No the cars do not race anymore, but do have 'spirited demonstrations' and old NZ6/88 is still very quick.
Pizza Hut Invercargill - late December 1990 - I ask Jamie A the very question. Marcus Pye and Allan Dick share the booth.
Jamie starts talking about 'Still in debt' but then moves onto talking about Sid James...

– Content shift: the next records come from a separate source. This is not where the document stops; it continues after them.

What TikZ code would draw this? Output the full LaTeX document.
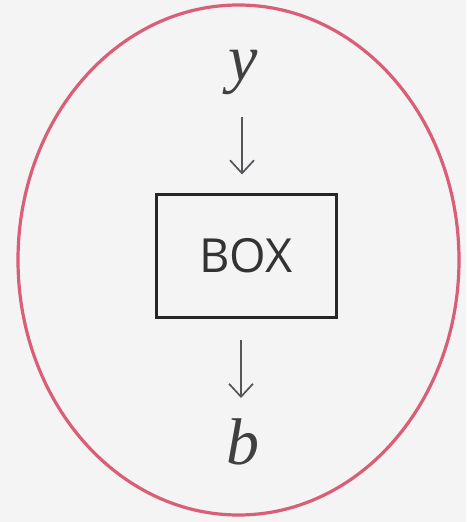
\documentclass[tikz,border=0pt]{standalone}
\usepackage{fontspec}
\setmainfont{Liberation Serif}
\newfontfamily\boxfont{Open Sans}
\usetikzlibrary{arrows.meta}
\definecolor{ringred}{RGB}{218,95,118}
\definecolor{bgc}{RGB}{243,244,243}
\definecolor{arrgray}{RGB}{85,85,90}
\tikzset{
  ring/.style={draw=ringred, line width=3.2pt},
  boxnode/.style={draw=black!85, line width=3pt, minimum width=180pt, minimum height=123pt, inner sep=0pt, font=\boxfont\fontsize{47}{50}\selectfont, text=black!80},
  letter/.style={font=\itshape\fontsize{66}{70}\selectfont, text=black!75, inner sep=0pt},
  flow/.style={draw=arrgray, line width=1.7pt, -{Straight Barb[length=13pt,width=24pt,line width=1.7pt]}}
}
\begin{document}
\begin{tikzpicture}[x=1pt,y=-1pt]
  \fill[bgc] (0,0) rectangle (466,522);
  \useasboundingbox (0,0) rectangle (466,522);
  \draw[ring] (238.5,260) ellipse [x radius=220.5, y radius=255];
  \node[boxnode] (box) at (246,255.5) {BOX};
  \node[letter, anchor=base] (ylab) at (243,80) {y};
  \node[letter, anchor=base] (blab) at (243,464) {b};
  \draw[flow, shorten <=23pt, shorten >=18pt] ([xshift=-1pt]ylab.south) -- ([xshift=-1pt]ylab.south |- box.north);
  \draw[flow, shorten <=21pt, shorten >=20pt] ([xshift=-2pt]blab.north |- box.south) -- ([xshift=-2pt]blab.north);
\end{tikzpicture}
\end{document}
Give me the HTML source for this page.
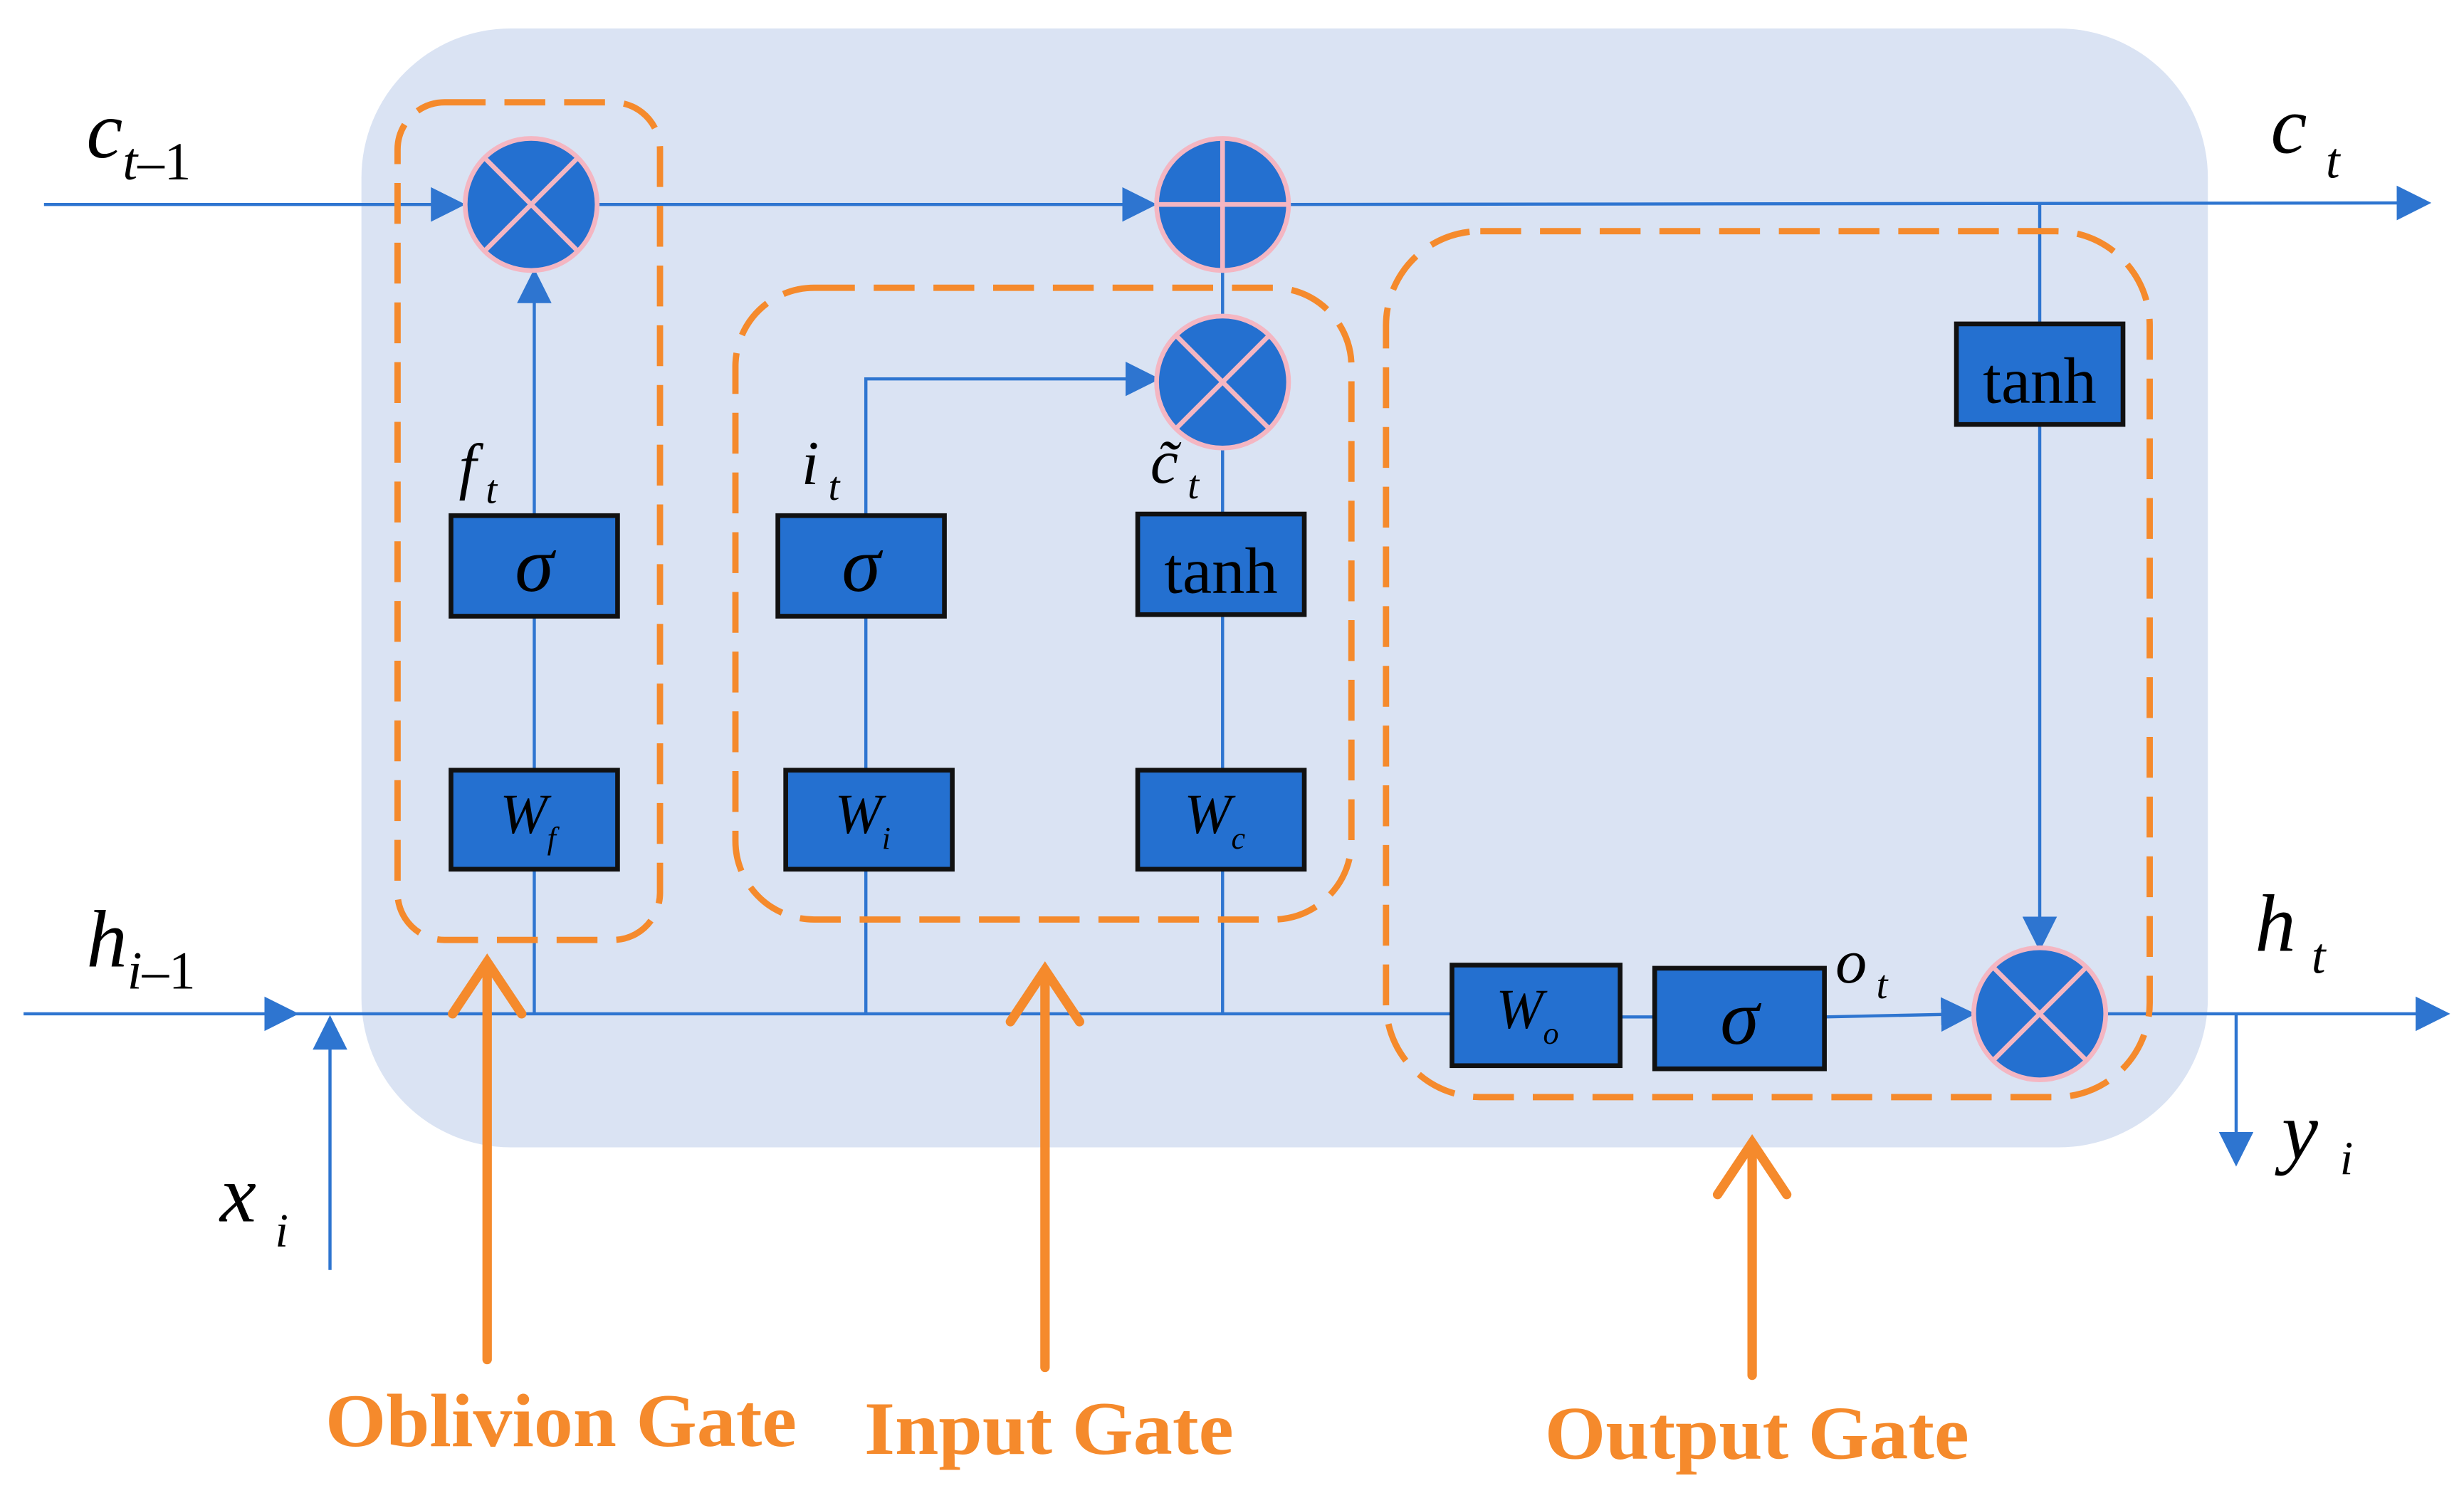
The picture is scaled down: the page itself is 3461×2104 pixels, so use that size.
<!DOCTYPE html>
<html><head><meta charset="utf-8"><style>html,body{margin:0;padding:0;background:#fff}svg{display:block}</style></head>
<body>
<svg width="3461" height="2104" viewBox="0 0 1568 953" xmlns="http://www.w3.org/2000/svg">
<defs>
<marker id="b" viewBox="0 0 10 10" refX="9" refY="5" markerWidth="22" markerHeight="22" markerUnits="userSpaceOnUse" orient="auto"><path d="M0,0 L10,5 L0,10 z" fill="#2e75d0"/></marker>
</defs>
<rect x="230" y="18" width="1175" height="712" rx="95" fill="#dae3f3"/>
<g stroke="#2e75d0" stroke-width="2" fill="none">
<line x1="28" y1="130" x2="294" y2="130" marker-end="url(#b)"/>
<line x1="380" y1="130" x2="734" y2="130" marker-end="url(#b)"/>
<line x1="820" y1="130" x2="1545" y2="129" marker-end="url(#b)"/>
<line x1="15" y1="645" x2="188" y2="645" marker-end="url(#b)"/>
<line x1="188" y1="645" x2="924" y2="645"/>
<line x1="1340" y1="645" x2="1557" y2="645" marker-end="url(#b)"/>
<line x1="210" y1="808" x2="210" y2="648" marker-end="url(#b)"/>
<line x1="1423" y1="645" x2="1423" y2="740" marker-end="url(#b)"/>
<line x1="340" y1="553" x2="340" y2="645"/>
<line x1="340" y1="392" x2="340" y2="490"/>
<line x1="340" y1="328" x2="340" y2="173" marker-end="url(#b)"/>
<line x1="551" y1="392" x2="551" y2="490"/>
<line x1="551" y1="553" x2="551" y2="645"/>
<polyline points="551,328 551,241 736,241" marker-end="url(#b)"/>
<line x1="778" y1="391" x2="778" y2="490"/>
<line x1="778" y1="553" x2="778" y2="645"/>
<line x1="778" y1="327" x2="778" y2="285"/>
<line x1="778" y1="201" x2="778" y2="172"/>
<line x1="1298" y1="130" x2="1298" y2="206"/>
<line x1="1298" y1="270" x2="1298" y2="603" marker-end="url(#b)"/>
<line x1="1031" y1="647" x2="1053" y2="647"/>
<line x1="1161" y1="647" x2="1255" y2="645" marker-end="url(#b)"/>
</g>
<g fill="#2470d0" stroke="#f4b6c2" stroke-width="3">
<circle cx="338" cy="130" r="42"/><circle cx="778" cy="130" r="42"/><circle cx="778" cy="243" r="42"/><circle cx="1298" cy="645" r="42"/>
</g>
<g stroke="#f4b6c2" stroke-width="3">
<path d="M308,100 L368,160 M368,100 L308,160"/>
<path d="M778,88 L778,172 M736,130 L820,130"/>
<path d="M748,213 L808,273 M808,213 L748,273"/>
<path d="M1268,615 L1328,675 M1328,615 L1268,675"/>
</g>
<g fill="#2470d0" stroke="#111" stroke-width="3">
<rect x="287" y="328" width="106" height="64"/><rect x="287" y="490" width="106" height="63"/>
<rect x="495" y="328" width="106" height="64"/><rect x="500" y="490" width="106" height="63"/>
<rect x="724" y="327" width="106" height="64"/><rect x="724" y="490" width="106" height="63"/>
<rect x="1245" y="206" width="106" height="64"/><rect x="924" y="614" width="107" height="64"/>
<rect x="1053" y="616" width="108" height="64"/>
</g>
<g fill="none" stroke="#f58a2c" stroke-width="4" stroke-dasharray="26,12">
<rect x="253" y="65" width="167" height="533" rx="30"/>
<rect x="468" y="183" width="392" height="402" rx="50"/>
<rect x="882" y="147" width="486" height="551" rx="60"/>
</g>
<g stroke="#f58a2c" stroke-width="6" fill="none" stroke-linecap="round">
<path d="M310,865 L310,612 M288,645 L310,612 L332,645"/>
<path d="M665,870 L665,617 M643,650 L665,617 L687,650"/>
<path d="M1115,875 L1115,727 M1093,760 L1115,727 L1137,760"/>
</g>
<g font-family="Liberation Serif, serif" font-weight="bold" fill="#f58a2c" font-size="48">
<text x="207" y="920" textLength="300" lengthAdjust="spacingAndGlyphs">Oblivion Gate</text>
<text x="550" y="925" textLength="235" lengthAdjust="spacingAndGlyphs">Input Gate</text>
<text x="983" y="928" textLength="270" lengthAdjust="spacingAndGlyphs">Output Gate</text>
</g>
<g font-family="Liberation Serif, serif" fill="#000" text-anchor="middle">
<text x="340" y="376" font-size="50" font-style="italic">σ</text>
<text x="548" y="376" font-size="50" font-style="italic">σ</text>
<text x="1107" y="664" font-size="50" font-style="italic">σ</text>
<text x="777" y="377" font-size="42">tanh</text>
<text x="1298" y="256" font-size="42">tanh</text>
<text x="336" y="530" font-size="36" font-style="italic">W<tspan font-size="20" dy="10">f</tspan></text>
<text x="549" y="530" font-size="36" font-style="italic">W<tspan font-size="20" dy="10">i</tspan></text>
<text x="773" y="530" font-size="36" font-style="italic">W<tspan font-size="20" dy="10">c</tspan></text>
<text x="972" y="654" font-size="36" font-style="italic">W<tspan font-size="20" dy="10">o</tspan></text>
</g>
<g font-family="Liberation Serif, serif" font-style="italic" fill="#000">
<text x="55" y="100" font-size="52">c<tspan font-size="34" dy="14">t</tspan><tspan font-size="34" font-style="normal">–1</tspan></text>
<text x="1445" y="97" font-size="52">c<tspan font-size="32" dy="16" dx="12">t</tspan></text>
<text x="55" y="615" font-size="52">h<tspan font-size="34" dy="14">i</tspan><tspan font-size="34" font-style="normal">–1</tspan></text>
<text x="1435" y="605" font-size="52">h<tspan font-size="32" dy="14" dx="10">t</tspan></text>
<text x="140" y="777" font-size="52">x<tspan font-size="30" dy="16" dx="12">i</tspan></text>
<text x="1452" y="737" font-size="52">y<tspan font-size="30" dy="10" dx="14">i</tspan></text>
<text x="292" y="310" font-size="40">f<tspan font-size="26" dy="10" dx="6">t</tspan></text>
<text x="510" y="308" font-size="40">i<tspan font-size="26" dy="10" dx="6">t</tspan></text>
<text x="732" y="307" font-size="40">c̃<tspan font-size="26" dy="10" dx="6">t</tspan></text>
<text x="1168" y="625" font-size="40">o<tspan font-size="26" dy="10" dx="6">t</tspan></text>
</g>
</svg>
</body></html>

Well that's how I remember it.
Yes Michael that is corect, Frank and I were looking for A name we all went to the a movie early in 1970 with sid James in it, as the car was A bit ugly I said lets call it SID and thats it . Jamie
Carry on Yarning....loved the stories and your fine company a couple of weeks ago Jamie, especially the ones involving Tom Donovan - i think there were a few too many Vic Bitters consumed on my behalf, totally forgot to pop the SID Question, so thanks for the enlightenment
Hi guys just going through some of these old posts as I have not been on here as long as some of you. Amazing when you think of it how many famous people went through this shop. Poor old Laurie the father of the boys, really did not have a clue as to what had happened to his run of the mill reconditioning shop. We all used to meet there every night after work for a few beers , we all put in some money and Graham would ankle it down to the grog shop and stock up the fridge. Randle Edgel worked there, Ken Lawrence had his self built cam grinder in there and Steve Horne was the spares manager. The Hallidays where there most nights. Because I was the odd one out ,racing an old Jaguar I was usually ripe for a bit of a mocking, when I posted the riposte that at least it was reliable, Steve said'' well you could be that in an 850 Mini" Try coming back from that! It was the time of the Bank of New South Wales sponsorship and their and their message was You Can Bank on the Wales. Some clever dick cut the stick on stuff we had to put on our cars and stuck on the beer fridge You Can Wank on the Wales. There is one saying that I still use today that was a Halliday invention that was, if you have been conned or betterd in a deal, they used to say, And the Cry rang out Sucked again!